→ Data

────────────────────

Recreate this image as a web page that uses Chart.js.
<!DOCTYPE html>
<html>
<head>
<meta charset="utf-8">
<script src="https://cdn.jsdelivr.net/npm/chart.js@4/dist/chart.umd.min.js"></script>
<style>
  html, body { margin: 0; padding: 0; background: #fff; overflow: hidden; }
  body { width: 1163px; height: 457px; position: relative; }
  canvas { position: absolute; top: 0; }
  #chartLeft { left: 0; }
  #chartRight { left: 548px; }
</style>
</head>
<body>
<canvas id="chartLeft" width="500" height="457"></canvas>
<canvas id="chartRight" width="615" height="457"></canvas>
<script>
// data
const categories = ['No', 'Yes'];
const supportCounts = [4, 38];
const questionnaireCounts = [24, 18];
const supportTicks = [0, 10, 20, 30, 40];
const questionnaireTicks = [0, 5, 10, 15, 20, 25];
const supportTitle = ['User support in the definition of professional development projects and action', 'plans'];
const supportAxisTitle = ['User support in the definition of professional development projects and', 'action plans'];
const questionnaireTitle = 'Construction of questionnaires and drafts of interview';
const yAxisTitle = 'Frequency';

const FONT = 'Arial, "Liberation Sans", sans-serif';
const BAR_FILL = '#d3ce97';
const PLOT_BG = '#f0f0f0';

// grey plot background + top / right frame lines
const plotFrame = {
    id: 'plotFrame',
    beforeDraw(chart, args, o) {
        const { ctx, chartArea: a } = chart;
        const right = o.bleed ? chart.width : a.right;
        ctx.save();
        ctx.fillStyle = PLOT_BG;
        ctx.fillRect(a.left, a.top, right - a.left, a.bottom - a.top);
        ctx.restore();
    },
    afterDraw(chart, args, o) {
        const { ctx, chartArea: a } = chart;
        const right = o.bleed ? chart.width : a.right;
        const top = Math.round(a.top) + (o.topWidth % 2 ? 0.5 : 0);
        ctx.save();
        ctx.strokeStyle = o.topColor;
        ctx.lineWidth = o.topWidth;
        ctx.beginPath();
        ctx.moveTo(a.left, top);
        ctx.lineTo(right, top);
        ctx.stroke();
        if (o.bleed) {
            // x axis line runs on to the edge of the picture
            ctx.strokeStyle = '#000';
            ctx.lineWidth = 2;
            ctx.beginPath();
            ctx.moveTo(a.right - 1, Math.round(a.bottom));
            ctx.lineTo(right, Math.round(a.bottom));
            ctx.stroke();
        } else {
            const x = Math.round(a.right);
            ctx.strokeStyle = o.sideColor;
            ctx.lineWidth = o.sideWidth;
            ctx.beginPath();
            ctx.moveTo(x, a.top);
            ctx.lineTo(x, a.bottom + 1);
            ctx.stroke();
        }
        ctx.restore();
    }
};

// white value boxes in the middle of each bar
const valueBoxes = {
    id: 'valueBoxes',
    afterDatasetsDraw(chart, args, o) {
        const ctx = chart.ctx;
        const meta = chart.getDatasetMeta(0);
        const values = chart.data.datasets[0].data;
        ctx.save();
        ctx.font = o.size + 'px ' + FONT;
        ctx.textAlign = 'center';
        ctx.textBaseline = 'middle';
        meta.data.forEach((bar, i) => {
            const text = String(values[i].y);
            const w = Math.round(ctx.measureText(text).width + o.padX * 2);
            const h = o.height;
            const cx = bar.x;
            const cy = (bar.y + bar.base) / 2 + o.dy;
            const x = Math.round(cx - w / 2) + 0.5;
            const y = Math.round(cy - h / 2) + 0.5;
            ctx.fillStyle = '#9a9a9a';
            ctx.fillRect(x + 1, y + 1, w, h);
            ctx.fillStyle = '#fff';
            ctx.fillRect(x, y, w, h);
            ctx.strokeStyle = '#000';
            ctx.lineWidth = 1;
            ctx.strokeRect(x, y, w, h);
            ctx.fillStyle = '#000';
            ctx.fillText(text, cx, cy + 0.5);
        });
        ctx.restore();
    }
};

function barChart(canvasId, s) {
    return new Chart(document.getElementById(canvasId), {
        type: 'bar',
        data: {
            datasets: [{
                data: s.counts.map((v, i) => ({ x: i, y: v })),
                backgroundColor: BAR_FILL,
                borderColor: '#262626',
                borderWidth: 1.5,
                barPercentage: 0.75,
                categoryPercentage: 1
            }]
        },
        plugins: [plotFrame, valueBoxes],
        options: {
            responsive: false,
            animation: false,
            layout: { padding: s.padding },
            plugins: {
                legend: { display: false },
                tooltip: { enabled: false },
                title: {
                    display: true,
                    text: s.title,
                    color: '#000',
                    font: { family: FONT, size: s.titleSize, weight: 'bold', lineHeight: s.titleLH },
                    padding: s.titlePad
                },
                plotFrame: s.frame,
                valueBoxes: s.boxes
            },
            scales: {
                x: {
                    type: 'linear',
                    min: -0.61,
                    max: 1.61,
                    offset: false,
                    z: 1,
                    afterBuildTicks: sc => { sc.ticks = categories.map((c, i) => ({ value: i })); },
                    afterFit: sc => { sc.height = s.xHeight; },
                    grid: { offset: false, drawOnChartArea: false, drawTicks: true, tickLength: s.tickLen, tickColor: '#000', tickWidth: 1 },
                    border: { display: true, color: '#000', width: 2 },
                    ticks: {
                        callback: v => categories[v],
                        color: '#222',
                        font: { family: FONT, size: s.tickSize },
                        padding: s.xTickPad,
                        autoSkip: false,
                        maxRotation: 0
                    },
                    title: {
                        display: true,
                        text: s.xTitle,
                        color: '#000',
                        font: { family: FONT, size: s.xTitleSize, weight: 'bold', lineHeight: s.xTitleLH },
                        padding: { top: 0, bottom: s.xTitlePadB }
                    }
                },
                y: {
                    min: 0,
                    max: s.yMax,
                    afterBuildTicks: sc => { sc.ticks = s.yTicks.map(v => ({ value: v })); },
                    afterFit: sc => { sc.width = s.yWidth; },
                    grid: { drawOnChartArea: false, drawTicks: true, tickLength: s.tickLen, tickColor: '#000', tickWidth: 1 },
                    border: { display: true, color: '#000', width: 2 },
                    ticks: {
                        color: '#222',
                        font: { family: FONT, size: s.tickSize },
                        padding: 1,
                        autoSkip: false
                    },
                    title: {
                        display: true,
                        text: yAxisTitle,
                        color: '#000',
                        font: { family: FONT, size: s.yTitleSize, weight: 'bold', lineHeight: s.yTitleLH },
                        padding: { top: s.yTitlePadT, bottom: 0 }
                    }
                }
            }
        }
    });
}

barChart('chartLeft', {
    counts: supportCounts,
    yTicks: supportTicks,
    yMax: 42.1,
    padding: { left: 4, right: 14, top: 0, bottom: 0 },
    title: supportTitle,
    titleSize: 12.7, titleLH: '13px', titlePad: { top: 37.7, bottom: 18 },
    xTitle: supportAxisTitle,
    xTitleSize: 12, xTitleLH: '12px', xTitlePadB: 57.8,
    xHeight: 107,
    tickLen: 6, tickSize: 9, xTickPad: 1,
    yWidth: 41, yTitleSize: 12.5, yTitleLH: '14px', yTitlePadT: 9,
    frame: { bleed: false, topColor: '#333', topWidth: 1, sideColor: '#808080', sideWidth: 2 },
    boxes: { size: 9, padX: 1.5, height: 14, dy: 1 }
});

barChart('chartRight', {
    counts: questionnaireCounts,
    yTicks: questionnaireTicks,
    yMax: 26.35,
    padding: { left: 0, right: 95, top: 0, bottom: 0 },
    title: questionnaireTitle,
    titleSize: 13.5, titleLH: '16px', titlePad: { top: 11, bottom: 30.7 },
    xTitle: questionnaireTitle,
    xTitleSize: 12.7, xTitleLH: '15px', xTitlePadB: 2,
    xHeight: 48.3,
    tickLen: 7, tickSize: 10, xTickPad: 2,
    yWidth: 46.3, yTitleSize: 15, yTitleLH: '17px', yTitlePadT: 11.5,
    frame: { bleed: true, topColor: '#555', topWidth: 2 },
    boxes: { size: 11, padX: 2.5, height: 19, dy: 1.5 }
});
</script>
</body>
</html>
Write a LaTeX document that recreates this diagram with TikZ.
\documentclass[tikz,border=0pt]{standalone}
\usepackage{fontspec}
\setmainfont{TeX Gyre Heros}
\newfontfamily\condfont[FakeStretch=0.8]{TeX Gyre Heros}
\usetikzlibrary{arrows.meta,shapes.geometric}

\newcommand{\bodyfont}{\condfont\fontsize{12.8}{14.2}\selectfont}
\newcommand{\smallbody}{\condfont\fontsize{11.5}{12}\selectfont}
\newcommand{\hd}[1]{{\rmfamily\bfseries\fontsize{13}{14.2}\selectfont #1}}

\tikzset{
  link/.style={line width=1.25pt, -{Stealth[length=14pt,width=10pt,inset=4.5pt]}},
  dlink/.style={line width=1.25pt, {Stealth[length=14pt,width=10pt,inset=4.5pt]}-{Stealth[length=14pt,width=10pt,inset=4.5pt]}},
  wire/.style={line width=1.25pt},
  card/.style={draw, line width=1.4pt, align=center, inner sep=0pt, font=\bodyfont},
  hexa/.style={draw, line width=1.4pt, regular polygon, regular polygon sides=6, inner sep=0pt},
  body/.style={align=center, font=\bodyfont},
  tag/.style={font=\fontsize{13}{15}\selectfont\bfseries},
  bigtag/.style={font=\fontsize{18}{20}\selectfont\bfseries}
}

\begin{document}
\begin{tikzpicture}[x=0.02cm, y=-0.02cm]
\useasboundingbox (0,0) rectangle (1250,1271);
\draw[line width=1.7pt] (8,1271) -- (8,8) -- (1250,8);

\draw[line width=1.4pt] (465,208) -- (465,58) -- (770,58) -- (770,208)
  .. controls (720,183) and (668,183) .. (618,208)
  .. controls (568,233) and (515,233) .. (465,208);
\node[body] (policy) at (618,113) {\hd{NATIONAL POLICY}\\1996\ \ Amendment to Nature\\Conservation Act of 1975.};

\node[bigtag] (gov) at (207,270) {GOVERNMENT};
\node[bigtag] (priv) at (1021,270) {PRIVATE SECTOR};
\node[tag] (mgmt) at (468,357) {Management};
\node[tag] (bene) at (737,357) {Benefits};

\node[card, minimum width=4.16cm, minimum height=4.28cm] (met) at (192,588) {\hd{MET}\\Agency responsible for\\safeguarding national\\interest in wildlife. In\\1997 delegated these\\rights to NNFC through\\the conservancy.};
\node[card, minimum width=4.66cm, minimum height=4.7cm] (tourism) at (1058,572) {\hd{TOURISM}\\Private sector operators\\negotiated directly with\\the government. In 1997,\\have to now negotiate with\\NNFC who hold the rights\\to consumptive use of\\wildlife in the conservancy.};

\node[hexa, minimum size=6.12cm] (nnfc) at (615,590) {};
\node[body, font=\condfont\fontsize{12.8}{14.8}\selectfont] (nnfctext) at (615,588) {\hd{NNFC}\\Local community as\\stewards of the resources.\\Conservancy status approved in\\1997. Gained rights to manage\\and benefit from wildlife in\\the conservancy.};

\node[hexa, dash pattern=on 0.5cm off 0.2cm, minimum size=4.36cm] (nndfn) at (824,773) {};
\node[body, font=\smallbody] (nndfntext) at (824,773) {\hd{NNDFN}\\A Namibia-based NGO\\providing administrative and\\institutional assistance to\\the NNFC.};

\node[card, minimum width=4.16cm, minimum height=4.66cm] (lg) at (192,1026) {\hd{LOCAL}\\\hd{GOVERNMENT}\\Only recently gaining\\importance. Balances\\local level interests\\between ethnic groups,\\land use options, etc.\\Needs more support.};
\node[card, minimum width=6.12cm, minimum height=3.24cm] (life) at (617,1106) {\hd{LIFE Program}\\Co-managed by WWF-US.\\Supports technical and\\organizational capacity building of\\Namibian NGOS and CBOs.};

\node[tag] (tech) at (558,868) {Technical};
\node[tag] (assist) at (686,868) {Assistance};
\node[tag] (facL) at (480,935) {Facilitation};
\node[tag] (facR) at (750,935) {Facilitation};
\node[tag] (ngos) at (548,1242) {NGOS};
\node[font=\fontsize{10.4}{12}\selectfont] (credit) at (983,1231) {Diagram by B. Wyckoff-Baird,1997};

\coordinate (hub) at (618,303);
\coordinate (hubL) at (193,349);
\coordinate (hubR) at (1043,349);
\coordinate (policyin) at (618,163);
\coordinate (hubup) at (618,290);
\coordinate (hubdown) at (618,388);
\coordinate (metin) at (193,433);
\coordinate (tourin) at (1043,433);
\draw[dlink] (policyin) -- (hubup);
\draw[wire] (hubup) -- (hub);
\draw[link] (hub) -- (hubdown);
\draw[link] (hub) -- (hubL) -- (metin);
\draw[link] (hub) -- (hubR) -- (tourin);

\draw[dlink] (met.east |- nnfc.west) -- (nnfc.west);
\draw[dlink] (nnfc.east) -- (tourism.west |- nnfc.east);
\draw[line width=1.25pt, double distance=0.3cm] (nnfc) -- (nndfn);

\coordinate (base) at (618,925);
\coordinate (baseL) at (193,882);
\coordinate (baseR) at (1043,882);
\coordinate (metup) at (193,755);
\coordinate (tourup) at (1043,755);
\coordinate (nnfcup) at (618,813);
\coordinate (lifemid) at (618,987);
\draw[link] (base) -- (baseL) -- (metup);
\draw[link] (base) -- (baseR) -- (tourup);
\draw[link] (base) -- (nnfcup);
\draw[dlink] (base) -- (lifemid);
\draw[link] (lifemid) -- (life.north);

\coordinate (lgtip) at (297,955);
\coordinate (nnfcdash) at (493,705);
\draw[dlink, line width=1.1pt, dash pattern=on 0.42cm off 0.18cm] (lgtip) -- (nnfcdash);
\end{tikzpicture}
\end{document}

────────────────────

→ Problem requirements
From the data above, work out how many lines contain the string "this" and reply with only the number.

→ Written solution
2